For their initial season in 2005, one B05/40 would be used by Intersport Racing in the American Le Mans Series season, while Chamberlain-Synergy Motorsport, Lista Racing, Ray Mallock Ltd. and Binnie Motorsports competed in the Le Mans Endurance Series. In the ALMS, Intersport would easily take the LMP2 championship with five victories over the season. Meanwhile, in the LMES, Chamberlain-Synergy would take the LMP2 championship, while Ray Mallock would take second and Horag fourth, with each of the three teams managing one win over the season. In the middle of the season, at the 24 Hours of Le Mans, Intersport would join Ray Mallock and Chamberlain-Synergy for the endurance event, with Ray Mallock taking the LMP2 victory.
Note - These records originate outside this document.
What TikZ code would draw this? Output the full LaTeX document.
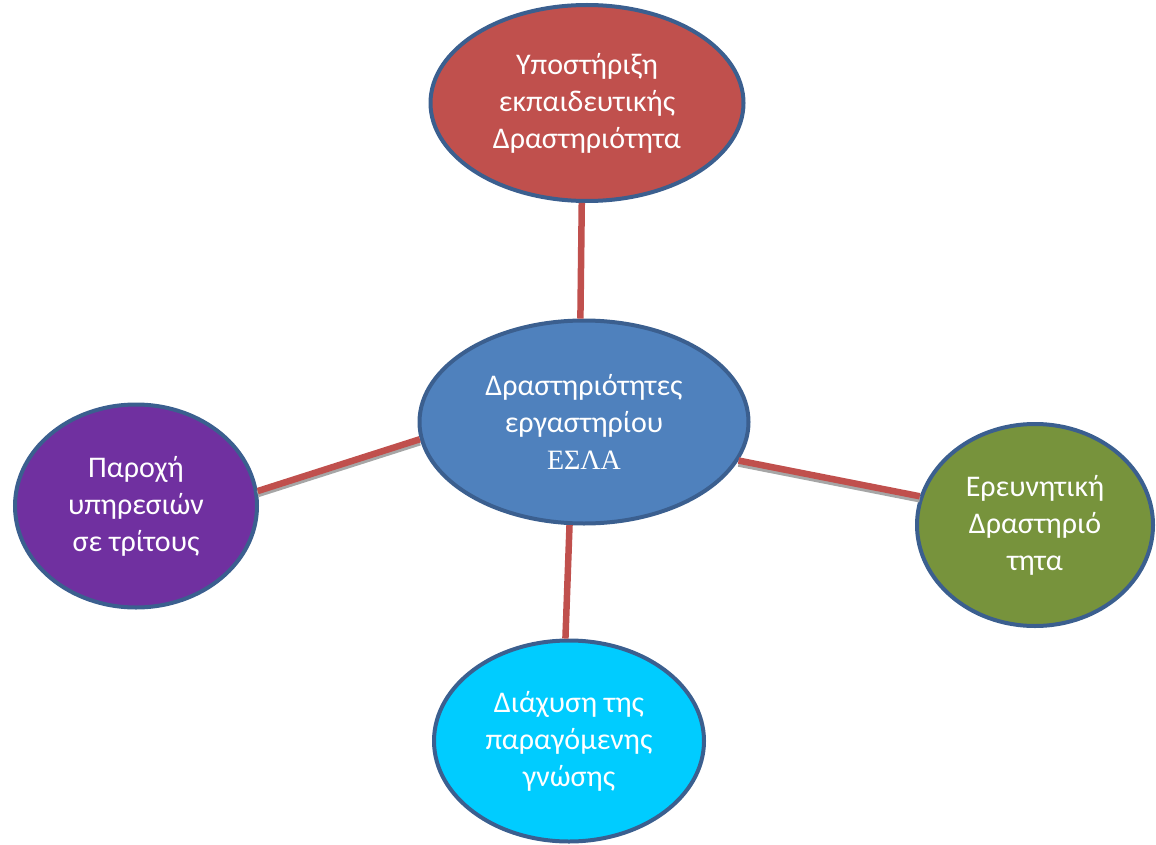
\documentclass[tikz,border=0pt]{standalone}
\usepackage{fontspec}
\setmainfont{Carlito}
\newfontfamily\grserif{Liberation Serif}
\usetikzlibrary{shapes.geometric}
\definecolor{rimblue}{HTML}{3B5F8F}
\definecolor{linkred}{HTML}{C0504D}
\definecolor{topred}{HTML}{C0504D}
\definecolor{midblue}{HTML}{4F81BD}
\definecolor{leftviolet}{HTML}{7030A0}
\definecolor{rightgreen}{HTML}{77933C}
\definecolor{bottomcyan}{HTML}{00CCFF}
\tikzset{
  bubble/.style={ellipse, draw=rimblue, line width=4pt, inner sep=0pt,
    text=white, align=center, font=\fontsize{30}{37}\selectfont},
  link/.style={draw=linkred, line width=6.5pt},
  linkshadow/.style={draw=gray!70, line width=6.5pt}
}
\begin{document}
\begin{tikzpicture}[x=1pt,y=-1pt]
      \useasboundingbox (0,0) rectangle (1156,845);
      \draw
        (587,103) node[bubble, fill=topred, minimum width=313, minimum height=196] (top){Υποστήριξη\\εκπαιδευτικής\\Δραστηριότητα}
        (584,422) node[bubble, fill=midblue, minimum width=329, minimum height=203] (mid){Δραστηριότητες\\εργαστηρίου\\{\grserif\fontsize{28}{37}\selectfont ΕΣΛΑ}}
        (136,506) node[bubble, fill=leftviolet, minimum width=242, minimum height=203] (left){Παροχή\\υπηρεσιών\\σε τρίτους}
        (1035,525) node[bubble, fill=rightgreen, minimum width=236, minimum height=202] (right){Ερευνητική\\Δραστηριό\\τητα}
        (569,741) node[bubble, fill=bottomcyan, minimum width=270, minimum height=201] (bottom){Διάχυση της\\παραγόμενης\\γνώσης};
      \begin{scope}[-]
        \draw[linkshadow] ([yshift=-3]mid.186.6) to ([yshift=-3]left.7.8);
        \draw[linkshadow] ([yshift=-3]mid.-14) to ([yshift=-3]right.166);
        \draw[link] (mid.92) to (top.267.7);
        \draw[link] (mid.186.6) to (left.7.8);
        \draw[link] (mid.-14) to (right.166);
        \draw[link] (mid.262.4) to (bottom.92);
      \end{scope}
    \end{tikzpicture}
\end{document}
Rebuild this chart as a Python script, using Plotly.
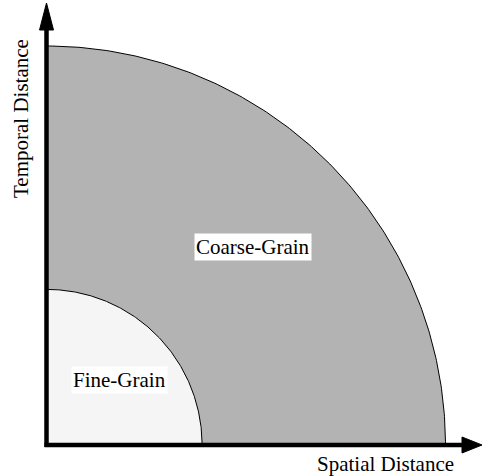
import numpy as np
import plotly.graph_objects as go

# Data
regions = ["Coarse-Grain", "Fine-Grain"]
radii = [1.0, 0.39]            # relative radius of each quarter-circle region
fills = ["#b3b3b3", "#f5f5f5"]
label_pos = [(0.5175, 0.4975), (0.182, 0.164)]
axis_titles = ["Spatial Distance", "Temporal Distance"]

S = 399.0          # pixels per unit
OX, OY = 46.5, 445.0  # origin in pixels
W, H = 482, 476

def px_x(p):
    return (p - OX) / S

def px_y(p):
    return (OY - p) / S

fig = go.Figure()
theta = np.linspace(0, np.pi / 2, 200)
for name, r, c in zip(regions, radii, fills):
    xs = np.concatenate([[0], r * np.cos(theta), [0]])
    ys = np.concatenate([[0], r * np.sin(theta), [0]])
    fig.add_trace(go.Scatter(x=xs, y=ys, mode="lines", fill="toself",
                             fillcolor=c, line=dict(color="black", width=1),
                             hoverinfo="skip", showlegend=False, name=name))

shapes = [
    # axis lines
    dict(type="line", xref="x", yref="y", x0=px_x(OX), y0=px_y(OY + 2),
         x1=px_x(OX), y1=px_y(28), line=dict(color="black", width=4.5)),
    dict(type="line", xref="x", yref="y", x0=px_x(OX - 2), y0=px_y(OY),
         x1=px_x(465), y1=px_y(OY), line=dict(color="black", width=4.5)),
    # arrowheads
    dict(type="path", xref="x", yref="y",
         path=f"M {px_x(OX-7)},{px_y(30)} L {px_x(OX)},{px_y(3)} L {px_x(OX+7)},{px_y(30)} Z",
         fillcolor="black", line=dict(color="black", width=1)),
    dict(type="path", xref="x", yref="y",
         path=f"M {px_x(462)},{px_y(OY-8)} L {px_x(482)},{px_y(OY)} L {px_x(462)},{px_y(OY+8)} Z",
         fillcolor="black", line=dict(color="black", width=1)),
]

annotations = []
for name, (lx, ly) in zip(regions, label_pos):
    annotations.append(dict(x=lx, y=ly, xref="x", yref="y", text=name,
                            showarrow=False, bgcolor="white", borderpad=1,
                            font=dict(family="Liberation Serif", size=21, color="black")))
annotations.append(dict(x=px_x(385), y=px_y(464), xref="x", yref="y",
                        text=axis_titles[0], showarrow=False,
                        font=dict(family="Liberation Serif", size=21, color="black")))
annotations.append(dict(x=px_x(21), y=px_y(119), xref="x", yref="y",
                        text=axis_titles[1], showarrow=False, textangle=-90,
                        font=dict(family="Liberation Serif", size=21, color="black")))

fig.update_layout(
    width=W, height=H,
    margin=dict(l=0, r=0, t=0, b=0),
    paper_bgcolor="white", plot_bgcolor="white",
    xaxis=dict(range=[px_x(0), px_x(W)], visible=False, fixedrange=True),
    yaxis=dict(range=[px_y(H), px_y(0)], visible=False, fixedrange=True),
    shapes=shapes, annotations=annotations,
)

fig.write_html("out.html", config={"displayModeBar": False},
               post_script="document.body.style.margin='0';document.body.style.overflow='hidden';")
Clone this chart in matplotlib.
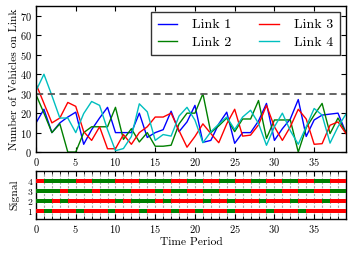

Going into 2006, all of the B05/40 teams would remain, although Chamberlain-Synergy's team would be taken over by ASM Team Racing for Portugal midway through the Le Mans Series season. For Intersport, the American Le Mans Series LMP2 championship could not be retained due to new competition from the Porsche RS Spyder, even though Intersport scored three wins. A similar situation would occur in the LMS, with Barazi-Epsilon's Courage Competition outdoing the Ray Mallock EX264, which had one win. Although Chamberlain Synergy's chassis scored three wins during the season, their take over by ASM Team Racing for Portugal meant that the team's points were split, denying them the championship. For the 24 Hours of Le Mans, Ray Mallock would again take the LMP2 victory, with Intersport, Binnie and Chamberlain-Synergy also participating.

For the 2007 season, Intersport would move to the LMP1 class with a new chassis, while Fernández Racing would join the series with an upgraded B05/40 for use with the Acura Le Mans project. B-K Motorsports would also purchase a new B05/40 for use with their Mazda project, switching from a previous Courage chassis. Ray Mallock, Horag, Binnie and ASM Team Racing for Portugal would all remain in the Le Mans Series, all running with the 2007 upgrades.